─── Given information ───

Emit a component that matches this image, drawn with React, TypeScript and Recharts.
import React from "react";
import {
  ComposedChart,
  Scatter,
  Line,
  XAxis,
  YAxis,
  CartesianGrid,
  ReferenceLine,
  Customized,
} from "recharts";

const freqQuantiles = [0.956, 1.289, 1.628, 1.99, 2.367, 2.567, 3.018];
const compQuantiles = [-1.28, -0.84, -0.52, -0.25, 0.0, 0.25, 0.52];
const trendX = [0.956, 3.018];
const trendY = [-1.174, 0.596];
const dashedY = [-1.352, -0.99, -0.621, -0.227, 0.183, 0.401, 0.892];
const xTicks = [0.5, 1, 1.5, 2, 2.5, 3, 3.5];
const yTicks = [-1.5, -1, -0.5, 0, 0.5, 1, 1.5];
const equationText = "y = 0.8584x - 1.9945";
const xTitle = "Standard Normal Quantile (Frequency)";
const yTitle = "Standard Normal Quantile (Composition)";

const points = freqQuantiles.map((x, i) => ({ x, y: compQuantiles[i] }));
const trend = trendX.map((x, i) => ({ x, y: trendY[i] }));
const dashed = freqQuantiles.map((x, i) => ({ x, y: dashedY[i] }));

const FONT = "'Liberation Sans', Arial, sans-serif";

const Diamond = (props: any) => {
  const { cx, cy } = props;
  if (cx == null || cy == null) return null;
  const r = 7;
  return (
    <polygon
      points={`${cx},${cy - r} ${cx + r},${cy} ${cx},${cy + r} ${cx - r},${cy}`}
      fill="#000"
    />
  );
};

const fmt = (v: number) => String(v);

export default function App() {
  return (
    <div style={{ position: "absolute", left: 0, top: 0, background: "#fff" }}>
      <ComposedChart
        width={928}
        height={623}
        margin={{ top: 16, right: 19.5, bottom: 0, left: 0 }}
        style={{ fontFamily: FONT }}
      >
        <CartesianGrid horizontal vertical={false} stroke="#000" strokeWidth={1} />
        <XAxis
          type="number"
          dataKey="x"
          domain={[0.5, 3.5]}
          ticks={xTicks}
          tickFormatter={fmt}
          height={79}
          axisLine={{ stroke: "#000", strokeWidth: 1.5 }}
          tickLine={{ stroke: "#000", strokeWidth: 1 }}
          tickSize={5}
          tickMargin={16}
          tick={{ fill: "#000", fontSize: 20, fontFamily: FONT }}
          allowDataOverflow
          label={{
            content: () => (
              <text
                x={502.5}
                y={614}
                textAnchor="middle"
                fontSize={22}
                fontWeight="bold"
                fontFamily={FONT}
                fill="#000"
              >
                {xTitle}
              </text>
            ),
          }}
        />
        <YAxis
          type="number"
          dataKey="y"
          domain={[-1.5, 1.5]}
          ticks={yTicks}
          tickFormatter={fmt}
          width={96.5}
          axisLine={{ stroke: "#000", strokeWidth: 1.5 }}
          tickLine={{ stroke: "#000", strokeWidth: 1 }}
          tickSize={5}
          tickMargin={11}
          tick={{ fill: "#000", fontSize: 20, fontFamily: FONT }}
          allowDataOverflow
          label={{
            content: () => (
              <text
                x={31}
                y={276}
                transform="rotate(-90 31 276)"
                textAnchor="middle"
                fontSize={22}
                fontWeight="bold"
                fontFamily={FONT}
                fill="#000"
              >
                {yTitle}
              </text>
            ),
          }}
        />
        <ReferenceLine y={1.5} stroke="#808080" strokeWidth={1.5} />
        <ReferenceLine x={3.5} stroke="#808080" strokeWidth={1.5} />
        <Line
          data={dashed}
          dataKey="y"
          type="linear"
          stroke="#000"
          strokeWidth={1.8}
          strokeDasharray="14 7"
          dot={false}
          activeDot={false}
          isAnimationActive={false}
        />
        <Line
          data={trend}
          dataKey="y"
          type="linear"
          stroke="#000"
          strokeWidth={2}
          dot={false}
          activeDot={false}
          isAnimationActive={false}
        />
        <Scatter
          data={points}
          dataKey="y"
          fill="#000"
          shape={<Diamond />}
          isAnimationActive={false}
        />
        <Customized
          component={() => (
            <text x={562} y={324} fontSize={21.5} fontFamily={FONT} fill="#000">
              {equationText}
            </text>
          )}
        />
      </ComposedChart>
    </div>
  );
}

───

_Challenge_: Return exactly the lines from the beginning of the data above through the one containing "const fmt = (v: number) => String(v);", please. Include both end lines and add nothing else.

_Response to the exercise_:
Emit a component that matches this image, drawn with React, TypeScript and Recharts.
import React from "react";
import {
  ComposedChart,
  Scatter,
  Line,
  XAxis,
  YAxis,
  CartesianGrid,
  ReferenceLine,
  Customized,
} from "recharts";

const freqQuantiles = [0.956, 1.289, 1.628, 1.99, 2.367, 2.567, 3.018];
const compQuantiles = [-1.28, -0.84, -0.52, -0.25, 0.0, 0.25, 0.52];
const trendX = [0.956, 3.018];
const trendY = [-1.174, 0.596];
const dashedY = [-1.352, -0.99, -0.621, -0.227, 0.183, 0.401, 0.892];
const xTicks = [0.5, 1, 1.5, 2, 2.5, 3, 3.5];
const yTicks = [-1.5, -1, -0.5, 0, 0.5, 1, 1.5];
const equationText = "y = 0.8584x - 1.9945";
const xTitle = "Standard Normal Quantile (Frequency)";
const yTitle = "Standard Normal Quantile (Composition)";

const points = freqQuantiles.map((x, i) => ({ x, y: compQuantiles[i] }));
const trend = trendX.map((x, i) => ({ x, y: trendY[i] }));
const dashed = freqQuantiles.map((x, i) => ({ x, y: dashedY[i] }));

const FONT = "'Liberation Sans', Arial, sans-serif";

const Diamond = (props: any) => {
  const { cx, cy } = props;
  if (cx == null || cy == null) return null;
  const r = 7;
  return (
    <polygon
      points={`${cx},${cy - r} ${cx + r},${cy} ${cx},${cy + r} ${cx - r},${cy}`}
      fill="#000"
    />
  );
};

const fmt = (v: number) => String(v);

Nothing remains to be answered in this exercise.